The Second Circuit relied on First Amendment fee jurisprudence which holds that fees are constitutional when they are "designed to defray (and do not exceed) the administrative costs of regulated the protected activity." Since the fee was explicitly increased "to recover costs" the court of appeals found that it was a constitutionally permissible fee.
Next, the court determined that § 10-131(a)(2) was not an impermissible burden on the plaintiffs' exercise of their Second Amendment rights. The court discussed, but did not decide what level of scrutiny to apply because the law passed would survive a heightened level of scrutiny anyway. Since New York has "substantial, indeed compelling, government interests in public safety and crime prevention," and the fee was limited to recovering costs, the court found the fee constitutional.

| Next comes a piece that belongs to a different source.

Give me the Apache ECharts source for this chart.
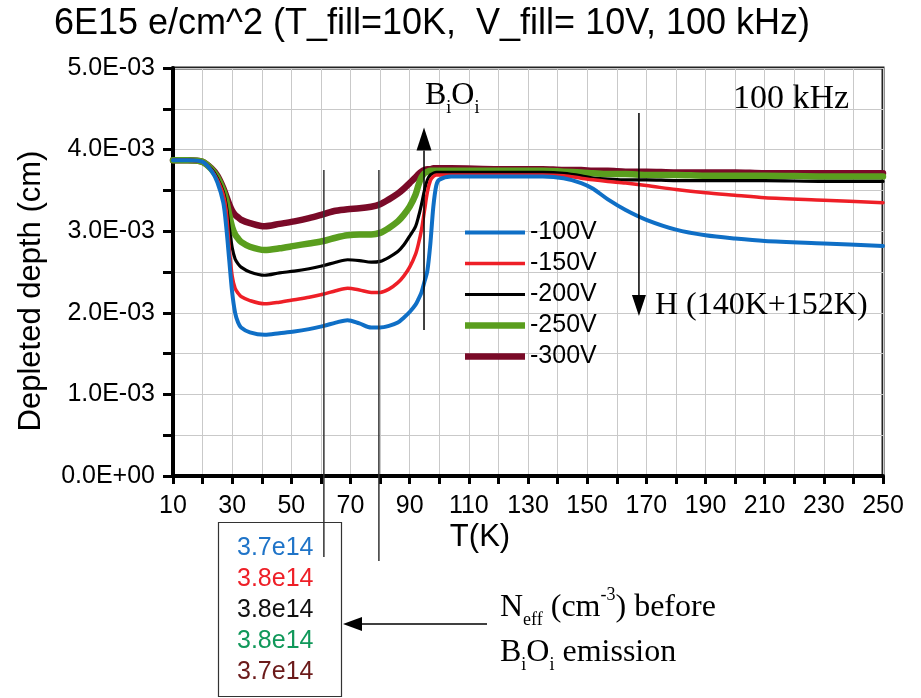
<!DOCTYPE html>
<html>
<head>
<meta charset="utf-8">
<title>Depleted depth vs temperature</title>
<script src="https://cdn.jsdelivr.net/npm/echarts@6/dist/echarts.min.js"></script>
<style>
  html, body { margin: 0; padding: 0; background: #fff; }
  #chart { width: 921px; height: 698px; }
</style>
</head>
<body>
<div id="chart"></div>
<script>
// Temperature grid (K) shared by all bias curves
const temperatures = [10, 15, 20, 23, 25, 27, 28, 29, 30, 31, 32, 33, 36, 41, 46, 51, 56, 61, 65, 69, 73,
  77, 80, 83, 86, 88, 90, 92, 93, 94, 95, 96, 97, 98, 99, 100, 104, 120, 135, 142, 148,
  152, 157, 163, 170, 180, 190, 200, 210, 230, 250];

// Depleted depth, in units of 1e-3 cm
const depth100V = [3.87, 3.87, 3.85, 3.74, 3.60, 3.35, 3.05, 2.65, 2.25, 2.00, 1.88, 1.82, 1.76, 1.73, 1.75, 1.77, 1.80, 1.84, 1.88, 1.91, 1.87,
  1.82, 1.82, 1.84, 1.88, 1.94, 2.01, 2.10, 2.17, 2.25, 2.38, 2.52, 2.85, 3.30, 3.56, 3.63, 3.67, 3.67, 3.67, 3.65, 3.59,
  3.52, 3.39, 3.26, 3.14, 3.02, 2.95, 2.91, 2.88, 2.85, 2.82];
const depth150V = [3.87, 3.87, 3.85, 3.75, 3.63, 3.45, 3.25, 2.80, 2.45, 2.30, 2.24, 2.20, 2.15, 2.11, 2.13, 2.16, 2.19, 2.23, 2.27, 2.30, 2.28,
  2.25, 2.25, 2.29, 2.37, 2.45, 2.56, 2.72, 2.85, 3.02, 3.25, 3.48, 3.62, 3.67, 3.69, 3.69, 3.69, 3.69, 3.69, 3.68, 3.65,
  3.63, 3.61, 3.59, 3.56, 3.51, 3.47, 3.44, 3.41, 3.38, 3.35];
const depth200V = [3.87, 3.87, 3.85, 3.76, 3.65, 3.48, 3.32, 3.05, 2.80, 2.66, 2.60, 2.56, 2.50, 2.46, 2.49, 2.51, 2.54, 2.58, 2.62, 2.65, 2.64,
  2.62, 2.63, 2.68, 2.75, 2.83, 2.94, 3.06, 3.18, 3.33, 3.50, 3.63, 3.69, 3.71, 3.72, 3.72, 3.72, 3.72, 3.72, 3.71, 3.68,
  3.65, 3.64, 3.63, 3.63, 3.62, 3.62, 3.62, 3.62, 3.61, 3.61];
const depth250V = [3.87, 3.87, 3.85, 3.76, 3.66, 3.50, 3.38, 3.20, 3.05, 2.96, 2.91, 2.87, 2.81, 2.77, 2.79, 2.82, 2.85, 2.88, 2.92, 2.95, 2.96,
  2.96, 2.98, 3.04, 3.12, 3.20, 3.30, 3.45, 3.57, 3.66, 3.71, 3.73, 3.74, 3.74, 3.74, 3.74, 3.74, 3.74, 3.74, 3.73, 3.72,
  3.71, 3.70, 3.70, 3.69, 3.69, 3.68, 3.68, 3.68, 3.67, 3.67];
const depth300V = [3.87, 3.87, 3.85, 3.77, 3.68, 3.53, 3.43, 3.33, 3.25, 3.20, 3.17, 3.14, 3.10, 3.06, 3.09, 3.12, 3.16, 3.21, 3.25, 3.27, 3.28,
  3.30, 3.33, 3.39, 3.46, 3.52, 3.59, 3.66, 3.70, 3.73, 3.75, 3.76, 3.76, 3.77, 3.77, 3.77, 3.77, 3.76, 3.76, 3.75, 3.75,
  3.74, 3.74, 3.73, 3.73, 3.72, 3.72, 3.72, 3.71, 3.71, 3.71];

const biasLabels = ['-100V', '-150V', '-200V', '-250V', '-300V'];
const biasDepths = [depth100V, depth150V, depth200V, depth250V, depth300V];
const biasColors = ['#0f6fc6', '#ee1f27', '#000000', '#5a9e1e', '#7a0a28'];
const biasWidths = [4, 3.5, 3.2, 6.5, 6.5];

// Effective doping before BiOi emission, one per bias
const neffLabels = ['3.7e14', '3.8e14', '3.8e14', '3.8e14', '3.7e14'];
const neffColors = ['#1f74c8', '#ee1f27', '#111111', '#10985a', '#6b1a1a'];

const CM_PER_UNIT = 1e-3;
const SANS = '"Liberation Sans", Arial, sans-serif';
const SERIF = '"Liberation Serif", "Times New Roman", serif';

const chart = echarts.init(document.getElementById('chart'));

// Draw the low-bias curves last so they sit on top where curves coincide
const series = biasLabels.map((name, k) => ({
  name,
  type: 'line',
  data: temperatures.map((t, i) => [t, biasDepths[k][i] * CM_PER_UNIT]),
  symbol: 'none',
  showSymbol: false,
  smooth: 0.3,
  lineStyle: { color: biasColors[k], width: biasWidths[k], join: 'round', cap: 'round' },
  itemStyle: { color: biasColors[k] },
  z: 10 - k
})).reverse();

// Legend swatches: flat bars as thick as each curve
const legendData = biasLabels.map((name, k) => ({
  name,
  icon: 'path://M0,0H60V' + biasWidths[k] + 'H0Z',
  itemStyle: { color: biasColors[k] }
}));

const option = {
  animation: false,
  backgroundColor: '#fff',
  title: {
    text: '6E15 e/cm^2 (T_fill=10K,  V_fill= 10V, 100 kHz)',
    left: 49, top: 1,
    textStyle: { fontFamily: SANS, fontSize: 36, fontWeight: 'normal', color: '#000' }
  },
  grid: {
    left: 173, right: 38, top: 68, bottom: 222,
    show: true, borderColor: '#222', borderWidth: 3, backgroundColor: 'transparent'
  },
  legend: {
    data: legendData,
    orient: 'vertical',
    left: 460, top: 215,
    itemWidth: 60, itemHeight: 14, itemGap: 6,
    symbolKeepAspect: true,
    textStyle: { fontFamily: SANS, fontSize: 25, color: '#000' },
    selectedMode: false
  },
  xAxis: {
    type: 'value', min: 10, max: 250, interval: 10,
    axisLine: { lineStyle: { color: '#000', width: 4 } },
    axisTick: { show: true, length: 8, lineStyle: { color: '#000', width: 3 } },
    axisLabel: {
      margin: 18, color: '#000', fontFamily: SANS, fontSize: 25,
      formatter: v => ((v - 10) % 20 === 0 ? String(v) : '')
    },
    splitLine: { show: true, lineStyle: { color: '#c9c9c9', width: 1 } }
  },
  yAxis: {
    type: 'value', min: 0, max: 0.005, interval: 0.0005,
    axisLine: { lineStyle: { color: '#000', width: 4 } },
    axisTick: { show: true, length: 10, lineStyle: { color: '#000', width: 3 } },
    axisLabel: {
      margin: 18, color: '#000', fontFamily: SANS, fontSize: 25,
      formatter: v => {
        const k = Math.round(v * 1e4);
        if (k % 10 !== 0) return '';
        if (k === 0) return '0.0E+00';
        return (k / 10).toFixed(1) + 'E-03';
      }
    },
    splitLine: { show: true, lineStyle: { color: '#c9c9c9', width: 1 } }
  },
  series
};

chart.setOption(option);

// ---- annotations ----
const toPx = (t, d) => chart.convertToPixel({ gridIndex: 0 }, [t, d * CM_PER_UNIT]);

const richSub = {
  b: { fontFamily: SERIF, fontSize: 32, lineHeight: 32, verticalAlign: 'top', padding: [6, 0, 0, 0], color: '#000' },
  s: { fontFamily: SERIF, fontSize: 18, lineHeight: 18, verticalAlign: 'top', padding: [25, 0, 0, 0], color: '#000' },
  p: { fontFamily: SERIF, fontSize: 18, lineHeight: 18, verticalAlign: 'top', padding: [0, 0, 0, 0], color: '#000' }
};

function vArrow(x, yFrom, yTip, headLen, headHalf) {
  const dir = yTip < yFrom ? 1 : -1;
  const yBase = yTip + dir * headLen;
  return [
    { type: 'line', shape: { x1: x, y1: yFrom, x2: x, y2: yBase }, style: { stroke: '#000', lineWidth: 1.5 }, z: 50 },
    { type: 'polygon', shape: { points: [[x, yTip], [x - headHalf, yBase], [x + headHalf, yBase]] }, style: { fill: '#000' }, z: 50 }
  ];
}

const guideA = toPx(61.0, 3.75);
const guideB = toPx(79.6, 3.75);
const biArrowBottom = toPx(94.85, 1.79);
const biArrowTip = toPx(94.85, 4.27);
const hArrowTop = toPx(167.5, 4.45);
const hArrowTip = toPx(167.5, 1.96);

const graphics = [
  {
    type: 'text', z: 60, rotation: Math.PI / 2, x: 31, y: 291,
    style: { text: 'Depleted depth (cm)', font: '31px ' + SANS, fill: '#000', align: 'center', verticalAlign: 'middle' }
  },
  { type: 'line', shape: { x1: guideA[0], y1: guideA[1], x2: guideA[0], y2: 557 }, style: { stroke: '#333', lineWidth: 1.5 }, z: 50 },
  { type: 'line', shape: { x1: guideB[0], y1: guideB[1], x2: guideB[0], y2: 561 }, style: { stroke: '#333', lineWidth: 1.5 }, z: 50 },
  ...vArrow(biArrowBottom[0], biArrowBottom[1], biArrowTip[1], 23, 7.5),
  ...vArrow(hArrowTop[0], hArrowTop[1], hArrowTip[1], 21, 7),
  {
    type: 'text', z: 60,
    style: { x: biArrowTip[0] + 1, y: 74, text: '{b|B}{s|i}{b|O}{s|i}', rich: richSub }
  },
  {
    type: 'text', z: 60,
    style: { x: 733, y: 99, text: '100 kHz', font: '34px ' + SERIF, fill: '#000', verticalAlign: 'middle' }
  },
  {
    type: 'text', z: 60,
    style: { x: hArrowTop[0] + 16, y: 306, text: 'H (140K+152K)', font: '32px ' + SERIF, fill: '#000', verticalAlign: 'middle' }
  },
  {
    type: 'text', z: 60,
    style: { x: 480, y: 537, text: 'T(K)', font: '31px ' + SANS, fill: '#000', align: 'center', verticalAlign: 'middle' }
  },
  // doping box
  { type: 'rect', shape: { x: 218.5, y: 522.5, width: 123, height: 174 }, style: { fill: 'none', stroke: '#333', lineWidth: 1.2 }, z: 40 },
  ...neffLabels.map((txt, i) => ({
    type: 'text', z: 60,
    style: { x: 237, y: 548 + i * 31, text: txt, font: '25px ' + SANS, fill: neffColors[i], verticalAlign: 'middle' }
  })),
  // arrow pointing at the box
  { type: 'line', shape: { x1: 487, y1: 624, x2: 362, y2: 624 }, style: { stroke: '#000', lineWidth: 1.5 }, z: 50 },
  { type: 'polygon', shape: { points: [[343, 624], [362, 617], [362, 631]] }, style: { fill: '#000' }, z: 50 },
  {
    type: 'text', z: 60,
    style: { x: 500, y: 586, text: '{b|N}{s|eff}{b| (cm}{p|-3}{b|) before}', rich: richSub }
  },
  {
    type: 'text', z: 60,
    style: { x: 500, y: 631, text: '{b|B}{s|i}{b|O}{s|i}{b| emission}', rich: richSub }
  }
];

chart.setOption({ graphic: graphics });
</script>
</body>
</html>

The second law challenged by the plaintiffs was N.Y. Penal Law § 400.00(14), which permits Nassau County and the City of New York, to set fees outside the $3-$10 range set for the rest of the state of New York. Plaintiffs argued that the disparity in fees violated their 14th Amendment rights under the Equal Protection clause, but the court did not agree.
The court found that plaintiffs were not part of a protected class because "geographic classification is not suspect", and because the law itself did not burden Second Amendment rights. Deciding that rational review was the correct level of scrutiny, the Second Circuit found that New York had a legitimate interest in making sure "that New York City's licensing scheme is adequately funded, thereby allowing it to function properly."
In Kwong v. Bloomberg, the main aspect of the laws that enabled them to survive scrutiny was that they were not outright bans on the ability to have handguns in one's residence. Rather, the challenged laws merely set out to regulate and enforce that ability to have a handgun and only charged fees to recover costs.